We traveled without a guide. Past the tree line, northern Mendev was a vast and featureless land, deceptive in its emptiness; a man could easily wander a hundred miles wide of his mark and never realize it until he was dying on the tundra, days from the nearest living person.
But the wardstone of Valas’s Gift was its own landmark, and from the moment we left the taiga we could see it stark on the horizon. It slanted slightly; despite the magics that anchored it and its own considerable weight, the constant wind on the tundra had pushed it to one side. In another hundred years, if the war for the Worldwound still wore on, it might topple on its own.
Ten miles from the wardstone, I sent out scouts. Whatever had damaged the wardstone might have left some clues behind, and I wanted to find them before we stumbled blind into danger. Jelani enspelled the scouts to resist the chill, laughing into her scarf as she did.
“I learned this spell for the desert,” she said. “Never thought to use it in the cold.”
“I don’t think any of us ever thought to be here,” one of the scouts replied. He shouldered a lighter pack, leaving the bulk of his equipment with us, and trotted off to the west. A moment later, the other split east. The rest of us continued toward the wardstone.
We had scarcely gone two miles before the first scout returned. His eyes were wild with terror above his scarf.
“Come,” he said. “I’ve found something.”
Chapter Four: The Stone
“Jelani, Adrun, with me,” I said. “The rest of you, keep going.” Whatever the scout had found had terrified the man, and I didn’t want his panic spreading to the others.
“Found tracks,” the scout said when we were out of the others’ earshot. “Followed them.” He thrust a hand forward, jerkily, as if to hurl the memory away.
I was about to ask how he had spotted tracks on the tundra when I saw them myself: a line of booted prints sunk deep into the ground, as though it were summer’s soggy marshland instead of the ro
ck-hard terrain of late fall. The earth was slimy and discolored in those prints; the very dirt and ice seemed to have rotted at the touch of whoever had passed there.
“Seen that kind of thing around the Worldwound,” the scout said. “Never on this side.”
The bootprints tattooed a dark line back to the wardstone. Nearer us, they went over a low, rocky rise and into a shallow cleft. I followed, uneasy. Adrun and Jelani were watchful at my sides; the scout lagged fearful behind.
In the cleft we found the man who had made those prints. He’d died badly. Deep gouges tore through the back of his sheepskin coat. Green-black rivulets leaked from the wounds; the stench of sickness pervaded the area despite the wind and chill. I could see brown bone under the flapping tatters of the man’s coat; the skin and muscle was rotted away entirely.

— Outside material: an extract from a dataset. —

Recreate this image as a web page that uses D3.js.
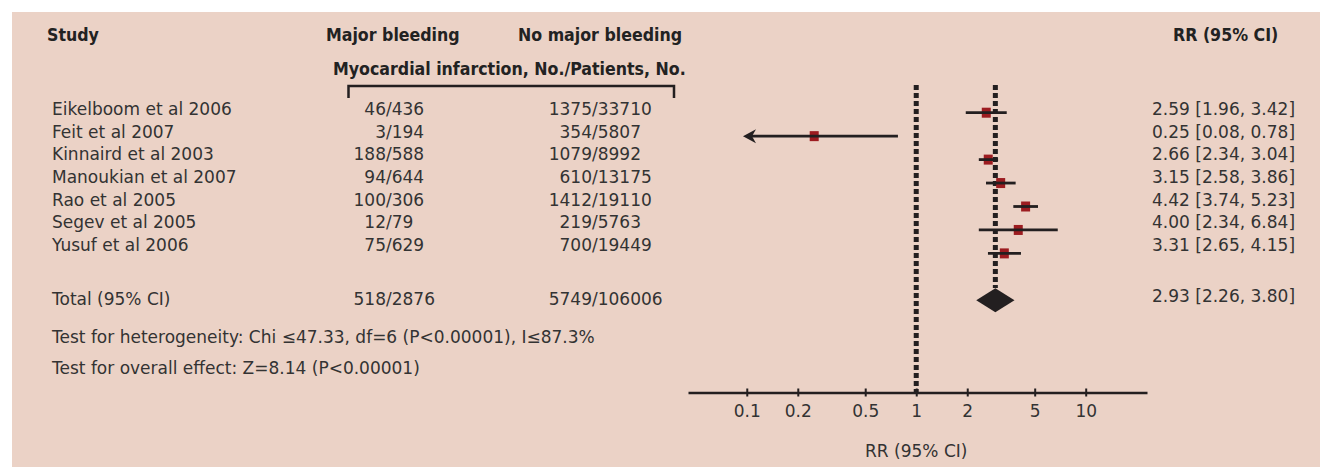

He’d survived his poisoned wounds long enough to get this far, though, and I didn’t think they’d killed him. Blisters covered his mouth in a frozen pink froth. His throat had collapsed, eaten away from the inside; its long red track vanished into his sternum. The soft part of his jaw was gone, too, and a shaggy beard of red ice spilled across his chest.
An empty waterskin lay near his hand. It bore the same mark as the ones we’d received in Kenabres.
“Holy water,” Jelani said, reaching the same realization that I had. “He was already dead—or rather, undead. He killed himself by drinking holy water.”
“Maybe he thought it could flush out the poison from whatever got him in the back,” Adrun said. “Maybe it would have, if the poison hadn’t spread.”
I left them to their speculations and rummaged through the dead man’s kit. He didn’t have much. A few blankets, some lamp oil, a good sheepskin hat. Most of it was standard-issue, like ours. He’d been a soldier, or stolen from one—and, like many crusaders, he had a sizable collection of warding amulets. I picked them up as an afterthought. They didn’t take much space, and he might have a sweetheart or an orphan back in Kenabres who’d want them.
We returned to the company in silence. The others watched us apprehensively, aware that something had gone wrong without knowing what. A gloomy mood fell over the camp, and it deepened when the other scout failed to come back. No one mentioned it, but I knew no one expected to see him again.